11 Famous Movies Almost Named Something Else

A Zillion Movies.com/Erin McCarthy
A Zillion Movies.com/Erin McCarthy | A Zillion Movies.com/Erin McCarthy

It's often the first thing you know about a film, so when it comes to crafting the next blockbuster, movie makers are eager to get the name just right. That means if the first—or second—suggestion isn't a winner, it's back to the drawing board to find something pithier, pluckier, or otherwise more appealing. Here's a look at some of the movie titles that didn't make the cut.

1. Pretty Woman

The movie that made Julia Roberts a star was originally supposed to be called 3000, a reference to how much Vivian charges Edward for a week of her company. Test audiences felt the title seemed a little too sci-fi, but luckily the soundtrack provided the perfect inspiration for an alternate. Also cut from the final product? The darkness of the original script, which featured a drug-addict hooker who, at the film's end, is back on the street instead of finding love.

2. Big

In this sweet film from 1988, Tom Hanks makes a wish and finds himself prematurely all grown up. Which is probably why it was originally titled When I Grow Up. But since brevity is the soul of wit, the powers that be decided why use four words when one will do — Big got the idea across just fine.

3. The Breakfast Club

This Brat Pack favorite was written under the title The Lunch Bunch, which loses points for cheesy rhyming but actually makes more sense when you think about it. They do eat lunch together in the film.

4. Scream

Scream may seem as simple as it gets for a horror flick title, but it originally boasted an even more basic name: Scary Movie. Director Wes Craven and writer Kevin Williamson ditched the self-referential title for something less silly, but it soon found work somewhere that the irony was allowed to shine.

5. Hitch

The working title for the Will Smith RomCom stole a line from the movie: The Last First Kiss. Studio execs worried such a sappy moniker might discourage a male audience, so the sentimental option was dropped in favor of something slicker. It's unclear if this had the desired effect of attracting droves of the coveted demographic to a movie about matchmaking.

6. Snakes on a Plane

Which movie would you rather see: Snakes on a Plane or Pacific Air Flight 121? It's gotta be the former, right? Thankfully for meme-makers everywhere, Samuel Jackson agreed. And when the powers that be tried to replace the memorable moniker with something utterly bland, the star intervened.
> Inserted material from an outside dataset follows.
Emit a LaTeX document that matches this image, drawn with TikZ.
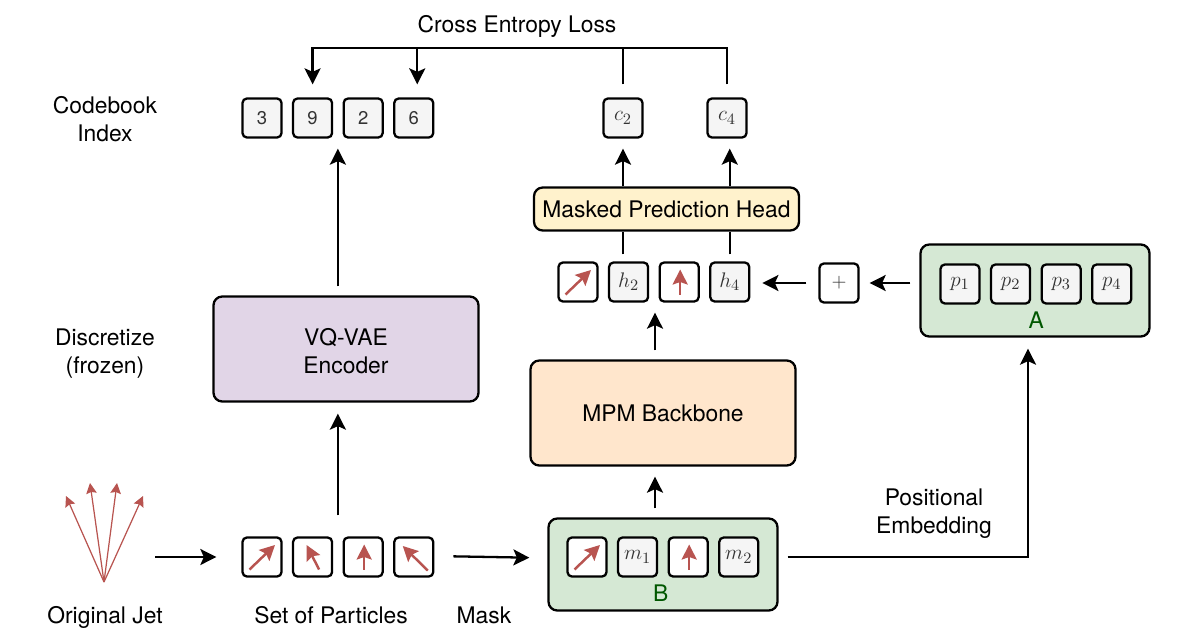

"The title was what got my attention," Jackson told USA Today. "I got on the set one day and heard they changed it, and I said, 'What are you doing here? It's not Gone with the Wind. It's not On the Waterfront. It's Snakes on a Plane!' They were afraid it gave too much away, and I said, "That's exactly what you should do. When audiences hear it, they say, 'We are there!'"

7. Alien

This is another tale of "less is more." Or, the less-cited adage, "movies with the word 'star' in the title do not strike fear into the hearts of potential viewers." Alien is eerie, intriguing and instills a sense of unease all with one simple word. Star Beast sounds like the title of an anime film.

8. Annie Hall

Woody Allen's classic romantic comedy went by numerous names during the production process. Allen's original suggestion was Anhedonia, the medical term that refers to an inability to experience pleasure, but it was deemed not marketable (or pronounceable?) enough. Co-writer Marshall Brickman then offered a series of suggestions that are likely to delight to fans retrospectively, but failed to fit the tone of the film: It Had to Be Jew, Rollercoaster Named Desire and Me and My Goy. By the time the movie got to test screenings Alvy and Me and Anxiety were both still in the running.

9. Blade Runner

The Ridley Scott dystopian thriller is based loosely on Philip K. Dick's book Do Androids Dream of Electric Sheep? As poetic and thought provoking as that title is, the studio thought such a clunky name would be tough to market, and production ran through a series of one-word options like Android and Mechanismo before settling on Blade Runner.

10. Tomorrow Never Dies

Screenwriter Bruce Feirstein said he was inspired for the structure of the title after hearing the Beatles song Tomorrow Never Knows on the radio while working on the script. However, the name that was born out of that stroke of inspiration was Tomorrow Never Lies, in which the "Tomorrow" in question was the film's fictional newspaper by the same name. But a fax typo during production resulted in the unintentional suggestion Tomorrow Never Dies, and it was deemed too good to correct.

11. Back To The Future

Writer Robert Zemeckis drafted the script under the title that eventually ran, but during production, executive Sidney Sheinberg suggested changing it to Spaceman from Pluto, claiming that including the word "future" in the name doomed a movie's success. Steven Spielberg prevented this disaster by pretending the whole thing was just a big joke. Sheinberg was too embarrassed to correct him.